New York's MTA Capital Construction (MTACC) has released results of a comprehensive study to assess the impact of blasting on air quality. The report found that most measured pollutants were below applicable national air quality and industry standards. Exceeded levels of some pollutants did not coincide with blasting and were primarily attributed to traffic emissions and other local sources.
The study was conducted by Parsons Brinckerhoff and reviewed by the U.S. Environmental Protection Agency.
“Based on the results of the study, there are no concerns that Second Avenue Subway construction is causing any danger to the public’s health,” MTA Capital Construction President Michael Horodniceanu said. “We will continue to do everything we can to be a good neighbor as we complete this critically important project as quickly as possible.”

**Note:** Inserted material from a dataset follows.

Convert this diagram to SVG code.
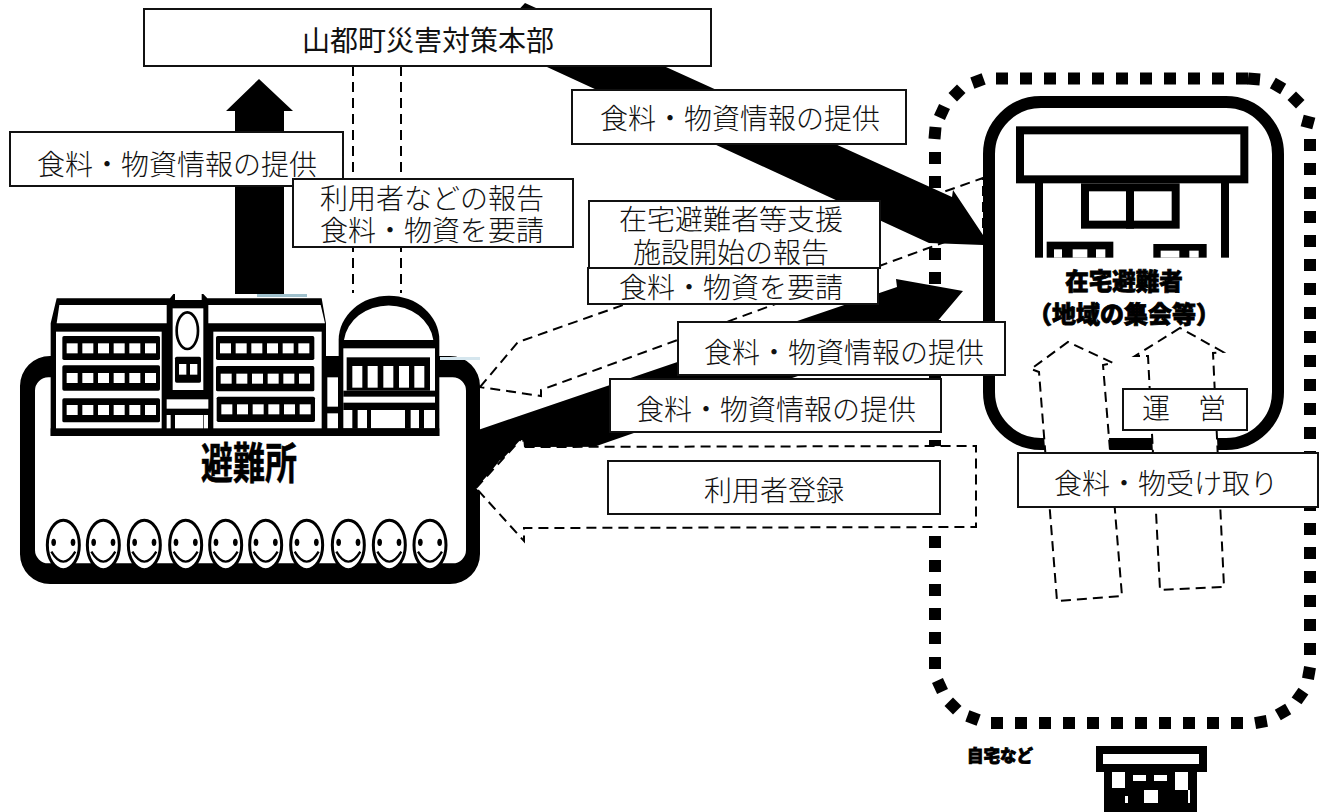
<svg xmlns="http://www.w3.org/2000/svg" xmlns:xlink="http://www.w3.org/1999/xlink" width="1325" height="812" viewBox="0 0 1325 812">
<style>
.box{fill:#fff;stroke:#111;stroke-width:2}
.lb{font-family:"Liberation Serif","Noto Sans CJK JP","Noto Sans CJK SC",sans-serif;font-size:28px;font-weight:300;fill:#111;text-anchor:middle}
.hv{font-family:"Noto Sans CJK JP",sans-serif;font-weight:900;fill:#000;stroke:#000;stroke-width:.8;text-anchor:middle;dominant-baseline:central}
.dash{fill:#fff;stroke:#000;stroke-width:2;stroke-dasharray:10 6}
.dl{fill:none;stroke:#000;stroke-width:2;stroke-dasharray:10 6}
.dots{fill:none;stroke:#000;stroke-width:12;stroke-dasharray:12 12}
.k{fill:#000}.w{fill:#fff}
.face{fill:#fff;stroke:#000;stroke-width:9}
.smile{fill:none;stroke:#000;stroke-width:7}
</style>
<defs>
<rect id="dot" x="-6" y="-6" width="12" height="12" fill="#000"/>
<g id="sq"><rect class="w" x="0" y="0" width="33" height="30"/><rect class="w" x="47" y="0" width="33" height="30"/><rect class="w" x="94" y="0" width="33" height="30"/><rect class="w" x="141" y="0" width="33" height="30"/><rect class="w" x="188" y="0" width="33" height="30"/><rect class="w" x="235" y="0" width="33" height="30"/></g>
<g id="smiley"><ellipse class="face" cx="0" cy="0" rx="48" ry="74"/><ellipse class="k" cx="-29" cy="-8" rx="7" ry="11"/><ellipse class="k" cx="29" cy="-8" rx="7" ry="11"/><path class="smile" d="M-36,20 Q0,80 36,20"/></g>
</defs>
<rect width="1325" height="812" fill="#fff"/>

<g id="zone-home">
<line class="dots" x1="996" y1="78.5" x2="1248" y2="78.5"/>
<line class="dots" x1="1310" y1="139" x2="1310" y2="656"/>
<line class="dots" x1="991" y1="723" x2="1243" y2="723"/>
<line class="dots" x1="935" y1="152" x2="935" y2="645"/>
<use xlink:href="#dot" transform="translate(935,133) rotate(5)"/>
<use xlink:href="#dot" transform="translate(942,112) rotate(25)"/>
<use xlink:href="#dot" transform="translate(957,93) rotate(45)"/>
<use xlink:href="#dot" transform="translate(978,81) rotate(70)"/>
<use xlink:href="#dot" transform="translate(1254,79) rotate(5)"/>
<use xlink:href="#dot" transform="translate(1278,86) rotate(30)"/>
<use xlink:href="#dot" transform="translate(1296,100) rotate(45)"/>
<use xlink:href="#dot" transform="translate(1308,122) rotate(15)"/>
<use xlink:href="#dot" transform="translate(1309,673) rotate(10)"/>
<use xlink:href="#dot" transform="translate(1300,696) rotate(35)"/>
<use xlink:href="#dot" transform="translate(1283,712) rotate(60)"/>
<use xlink:href="#dot" transform="translate(1261,722) rotate(80)"/>
<use xlink:href="#dot" transform="translate(935,663)"/>
<use xlink:href="#dot" transform="translate(940,686) rotate(-25)"/>
<use xlink:href="#dot" transform="translate(953,706) rotate(-45)"/>
<use xlink:href="#dot" transform="translate(973,718) rotate(-70)"/>
<text class="hv" x="1000" y="755" font-size="16.5">自宅など</text>
<g id="house">
<rect class="k" x="1096" y="746" width="111" height="26"/>
<rect class="w" x="1103" y="754" width="96" height="10"/>
<rect class="k" x="1104" y="772" width="93" height="40"/>
<rect class="w" x="1112" y="772" width="13" height="16"/>
<rect class="w" x="1133" y="775" width="13" height="6"/>
<rect class="w" x="1154" y="775" width="13" height="6"/>
<rect class="w" x="1175" y="772" width="13" height="18"/>
<rect class="w" x="1144" y="790" width="14" height="13"/>
<rect class="w" x="1188" y="790" width="2" height="13"/>
<rect class="w" x="1125" y="796" width="3" height="7"/>
</g>
</g>

<g id="facility">
<rect x="989" y="102" width="289" height="342" rx="52" fill="#fff" stroke="#000" stroke-width="12"/>
<g transform="translate(920,60) scale(.33333)">
<rect x="300" y="211" width="673" height="147" fill="#fff" stroke="#000" stroke-width="24"/>
<rect class="k" x="345" y="360" width="24" height="233"/>
<rect class="k" x="903" y="360" width="24" height="233"/>
<rect x="495" y="382" width="272" height="112" fill="#fff" stroke="#000" stroke-width="24"/>
<rect class="k" x="618" y="372" width="24" height="134"/>
<rect class="k" x="380" y="545" width="200" height="48"/>
<rect class="w" x="402" y="568" width="24" height="25"/><rect class="w" x="458" y="568" width="44" height="25"/><rect class="w" x="528" y="568" width="28" height="25"/>
<rect class="k" x="700" y="552" width="160" height="41"/>
<rect class="w" x="722" y="572" width="56" height="21"/><rect class="w" x="808" y="572" width="28" height="21"/>
</g>
<text class="hv" x="1124" y="280" font-size="23.5">在宅避難者</text>
<text class="hv" x="1124" y="312" font-size="24">（地域の集会等）</text>
</g>

<g id="shelter" transform="translate(0,280) scale(.33333)">
<path class="k" fill-rule="evenodd" d="M150,228H1350A90,90 0 0 1 1440,318V822A90,90 0 0 1 1350,912H150A90,90 0 0 1 60,822V318A90,90 0 0 1 150,228ZM145,292A40,40 0 0 0 105,332V810A40,40 0 0 0 145,850H1358A40,40 0 0 0 1398,810V332A40,40 0 0 0 1358,292Z"/>
<polygon class="k" points="152,468 152,130 170,55 510,55 520,42 610,42 622,55 965,55 978,130 978,468"/>
<polygon class="w" points="170,130 178,75 500,75 500,130"/>
<polygon class="w" points="625,130 625,75 962,75 975,130"/>
<rect class="w" x="525" y="42" width="80" height="18"/>
<rect class="w" x="168" y="155" width="317" height="292"/>
<rect class="k" x="187" y="168" width="293" height="72" rx="5"/>
<rect class="k" x="187" y="256" width="293" height="76" rx="5"/>
<rect class="k" x="187" y="355" width="293" height="72" rx="5"/>
<use xlink:href="#sq" transform="translate(200,190)"/>
<use xlink:href="#sq" transform="translate(200,279)"/>
<use xlink:href="#sq" transform="translate(200,375)"/>
<rect class="w" x="518" y="85" width="92" height="245"/>
<ellipse cx="562" cy="152" rx="32" ry="55" fill="#fff" stroke="#000" stroke-width="8"/>
<rect class="k" x="525" y="230" width="78" height="78" rx="5"/>
<rect class="w" x="537" y="252" width="22" height="32"/><rect class="w" x="570" y="252" width="22" height="32"/>
<rect class="k" x="488" y="335" width="150" height="120"/>
<rect class="w" x="500" y="358" width="125" height="28"/>
<rect class="w" x="500" y="405" width="12" height="42"/><rect class="w" x="525" y="405" width="85" height="42"/><rect class="w" x="612" y="405" width="12" height="42"/>
<rect class="w" x="640" y="155" width="325" height="292"/>
<rect class="k" x="648" y="168" width="295" height="72" rx="5"/>
<rect class="k" x="648" y="258" width="295" height="76" rx="5"/>
<rect class="k" x="650" y="350" width="295" height="76" rx="5"/>
<use xlink:href="#sq" transform="translate(660,190)"/>
<use xlink:href="#sq" transform="translate(662,281)"/>
<use xlink:href="#sq" transform="translate(664,373)"/>
<path class="k" d="M978,228H1018V468H978Z"/>
<rect class="w" x="982" y="292" width="32" height="88"/>
<rect class="w" x="982" y="400" width="32" height="46"/>
<path class="k" d="M1016,468V180A150,132 0 0 1 1318,180V468Z"/>
<path class="w" d="M1032,180A135,118 0 0 1 1300,180Z"/>
<rect class="w" x="1030" y="205" width="275" height="240"/>
<rect class="k" x="1040" y="232" width="250" height="100"/>
<rect class="w" x="1057" y="258" width="30" height="65"/><rect class="w" x="1103" y="258" width="30" height="65"/><rect class="w" x="1150" y="258" width="30" height="65"/><rect class="w" x="1197" y="258" width="30" height="65"/><rect class="w" x="1243" y="258" width="30" height="65"/>
<rect class="k" x="1030" y="332" width="275" height="18"/>
<rect class="k" x="1030" y="368" width="275" height="22"/>
<rect class="k" x="1057" y="390" width="16" height="56"/><rect class="k" x="1101" y="390" width="12" height="56"/><rect class="k" x="1215" y="390" width="17" height="56"/><rect class="k" x="1257" y="390" width="15" height="56"/>
<rect class="k" x="152" y="445" width="1166" height="23"/>
<use xlink:href="#smiley" transform="translate(190,795)"/>
<use xlink:href="#smiley" transform="translate(310,795)"/>
<use xlink:href="#smiley" transform="translate(433,795)"/>
<use xlink:href="#smiley" transform="translate(557,795)"/>
<use xlink:href="#smiley" transform="translate(677,795)"/>
<use xlink:href="#smiley" transform="translate(797,795)"/>
<use xlink:href="#smiley" transform="translate(920,795)"/>
<use xlink:href="#smiley" transform="translate(1045,795)"/>
<use xlink:href="#smiley" transform="translate(1168,795)"/>
<use xlink:href="#smiley" transform="translate(1290,795)"/>
</g>
<text class="hv" transform="translate(249,460) scale(1,1.35)" font-size="32" style="font-weight:700;stroke-width:.4">避難所</text>
<rect x="440" y="357" width="40" height="3" fill="#d5e6ee"/>
<rect x="257" y="294" width="50" height="3" fill="#9fc0cc"/>

<g id="connectors">
<polygon class="k" points="235,294 235,111 226,111 259,79 293,111 284,111 284,294"/>
<line class="dl" x1="353" y1="66" x2="353" y2="293"/>
<line class="dl" x1="401" y1="66" x2="401" y2="293"/>
<polygon class="dash" points="480,387 518,342 524,340 983,178 983,228 541,390 541,396"/>
<polygon class="k" points="500,30 525,3 952,197 953,190 985,238 983,245 929,243 547,67"/>
<polygon class="k" points="478,430 897,287 896,279 963,291 930,330 585,450 500,460 476,490"/>
<polygon class="dash" points="476,488 523,437 524,447 976,446 976,527 524,528 524,541"/>
<polygon class="dash" points="1068,342 1031,369 1039,372 1057,601 1122,596 1103,365 1113,363"/>
<polygon class="dash" points="1180,328 1135,356 1148,356 1160,590 1224,587 1213,353 1223,352"/>
</g>

<g id="labels">
<g id="n-hq"><rect class="box" x="144" y="9" width="567" height="57"/><text class="lb" x="428" y="51" style="font-weight:400">山都町災害対策本部</text></g>
<g id="n-l1"><rect class="box" x="10" y="132" width="333" height="54"/><text class="lb" x="177" y="175">食料・物資情報の提供</text></g>
<g id="n-l2"><rect class="box" x="293" y="179" width="280" height="68"/><text class="lb" x="432" y="209">利用者などの報告</text><text class="lb" x="432" y="241">食料・物資を要請</text></g>
<g id="n-l3"><rect class="box" x="572" y="90" width="334" height="54"/><text class="lb" x="740" y="129">食料・物資情報の提供</text></g>
<g id="n-l4"><rect class="box" x="589" y="201" width="291" height="67"/><text class="lb" x="731" y="230">在宅避難者等支援</text><text class="lb" x="731" y="263">施設開始の報告</text></g>
<g id="n-l5"><rect class="box" x="588" y="268" width="290" height="36"/><text class="lb" x="731" y="298">食料・物資を要請</text></g>
<g id="n-l6"><rect class="box" x="678" y="322" width="327" height="53"/><text class="lb" x="844" y="363">食料・物資情報の提供</text></g>
<g id="n-l7"><rect class="box" x="610" y="379" width="331" height="53"/><text class="lb" x="776" y="420">食料・物資情報の提供</text></g>
<g id="n-l8"><rect class="box" x="608" y="461" width="332" height="53"/><text class="lb" x="774" y="501">利用者登録</text></g>
<g id="n-l9"><rect class="box" x="1123" y="389" width="124" height="41"/><text class="lb" x="1184" y="419">運　営</text></g>
<g id="n-l10"><rect class="box" x="1018" y="453" width="300" height="54"/><text class="lb" x="1166" y="494">食料・物受け取り</text></g>
</g>
</svg>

The monitoring program collected data for a comprehensive list of ten pollutants to capture the effects of construction activities. Ten air monitoring stations along Second Avenue (six stations located between 69th and 73rd Streets, and four stations located between 83rd and 87th Streets) collected air samples during construction activities continuously for one month from September 12 through October 8, 2011. The monitoring stations and instruments used were selected under advisement by the U.S. Environmental Protection Agency.
Measured pollutants were below air quality standards and guidance levels with the exception of some fine dust, sulfur dioxide and ammonia readings which did not coincide with blasting.
The report will also be presented at the January 26, 2012 meeting of the Second Avenue Subway Task Force Committee of Community Board 8.